Auch zu der Argumentation, damit seien die Täter aber später schneller identifiziert, muss ich sagen: Das ist eine trügerische Sicherheit, die nichts bringt; denn Sie wissen dann vielleicht, wer sich dort mit dem Dynamitgürtel in die Luft gesprengt hat. Das macht aber keinen mehr lebendig.

(Volker Bandmann, CDU: In Sachsen in Bezug auf den Koffer!)

Dann haben Sie die Fotos von denjenigen, die so etwas getan haben und jetzt irgendwo in Pakistan oder im Nahen Osten oder woanders abgetaucht sind, die Sie aber wahrscheinlich so schnell nicht fangen.

(Volker Bandmann, CDU: Bei der Kofferbombe gab es keine Videos!)

Bei der Kofferbombe gab es keine Videos, und wenn man sich die Videoüberwachung anschaut, die tatsächlich installiert wurde – auch in Sachsen –, und einmal peinlich genau nachrechnet, wie oft die ganze Technik schlicht ausgefallen ist, nicht funktionsfähig war und wie oft das Personal fehlt, um allein auf den Bildschirm zu schauen, dann wird einem Angst und Bange. Das ist eine Scheindiskussion, die hier geführt wird und die mit der tatsächlichen Sicherheitsfrage recht wenig zu tun hat.

(Beifall bei der FDP und den GRÜNEN)

Meine Damen und Herren, zu den Fragen der Strukturreform und zum Antrag selbst muss ich sagen: Sie haben zu den wirklich entscheidenden Fragen recht wenig gesagt, Herr Bandmann. Mich hätte nicht nur die ausgewiesene Anzahl von Stellen laut Stellenplan nach der Strukturreform interessiert, sondern mich hätte interessiert, wie viele tatsächlich verfügbaren Beamten unten in den Revieren zum Dienst vorhanden sind. Das wäre doch einmal interessant.

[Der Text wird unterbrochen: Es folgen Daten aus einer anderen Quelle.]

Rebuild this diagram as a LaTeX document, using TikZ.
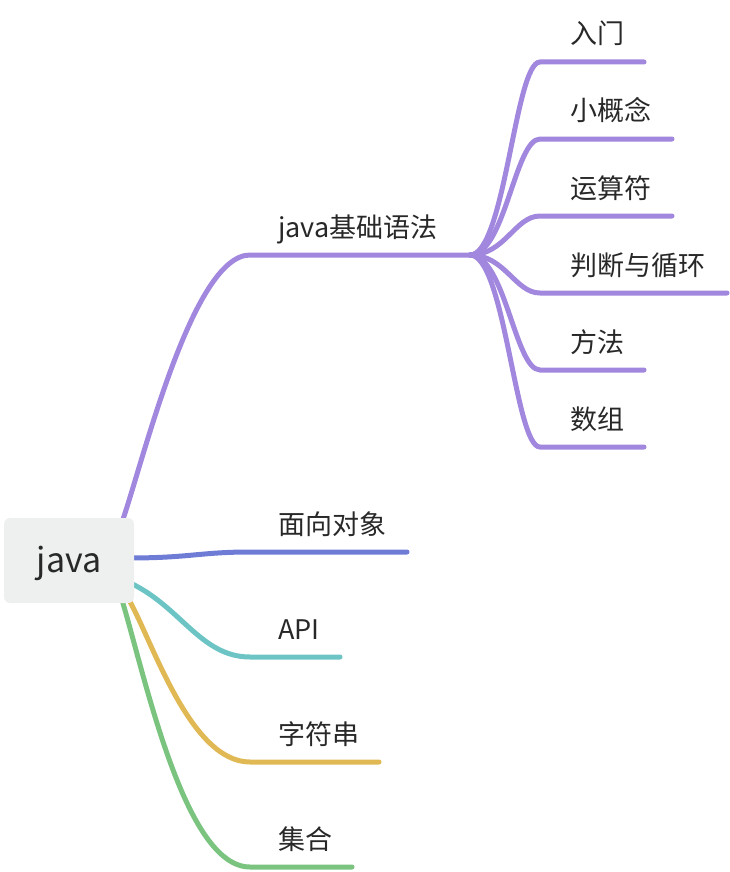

Da kommt der Staatsminister und sagt, in Marienberg seien fünf neue Stellen geschaffen worden. Daraufhin steht der Revierleiter auf und sagt: Stimmt nicht, nur zwei! Da werden 400 Stellen zusätzlich für die Reviere gefeiert, und auf meine Kleine Anfrage wird mitgeteilt, dass rund 200 davon im Wege von Abordnungen – vornehmlich zu Ausbildungsgängen, Fachhochschulen und Ähnlichem – bereits wieder weg sind.

Hier stellt sich die Befürchtung ein, dass die Polizeistrukturreform – sie war notwendig – jedoch bisher nicht die von Ihnen hier so laut gefeierten Effekte tatsächlich gebracht hat, insbesondere den Effekt einer zunehmend besseren Sicherheitslage und eines Absenkens der Kriminalität nach PKS.

Herr Bandmann, wenn das so ist – und das werden wir uns genau anschauen –, wird nach Vollzug der Polizeistrukturreform die Kriminalität nach polizeilicher Kriminalstatistik in Sachsen gegenüber dem Jahr 2004 im Jahr 2005 und in den Folgejahren deutlich geringer ausfallen. Ansonsten hätte die Strukturreform keinen Einfluss auf die Sicherheitslage. Wir werden uns das sehr genau anschauen und werden die PKS beobachten, ob dort dann tatsächlich die von Ihnen in Aussicht gestellten Effekte eintreten.

Ich möchte noch etwas zur Arbeitsfähigkeit sagen.

Meine Damen und Herren! Es gibt Fragen, die uns in Bezug auf die Strukturreform auch interessiert hätten, und zwar inwieweit die Strukturreform nicht selber wieder reformbedürftig ist. Angesichts des geplanten Stellenabbaus im Bereich der Staatsverwaltung von 96 000 auf 80 000 Stellen ist auszurechnen, welcher Anteil hierbei vom Bereich des Sächsischen Staatsministeriums des Innern erbracht werden müsste. Dann kommen wir zu der spannenden Frage, zu der Sie nichts gesagt haben: Wie viel fällt denn davon bei der Polizei an? Wie ist denn dann die Arbeitsfähigkeit in der jetzt geschaffenen Struktur überhaupt noch gewährleistet, mit wie viel Personal und mit welchen Aufgaben? Dann müssen wir uns die Frage stellen, ob es hier nicht vielleicht wieder einer Reform der Reform bedarf. Dann kommt die Frage, wann das so weit wäre.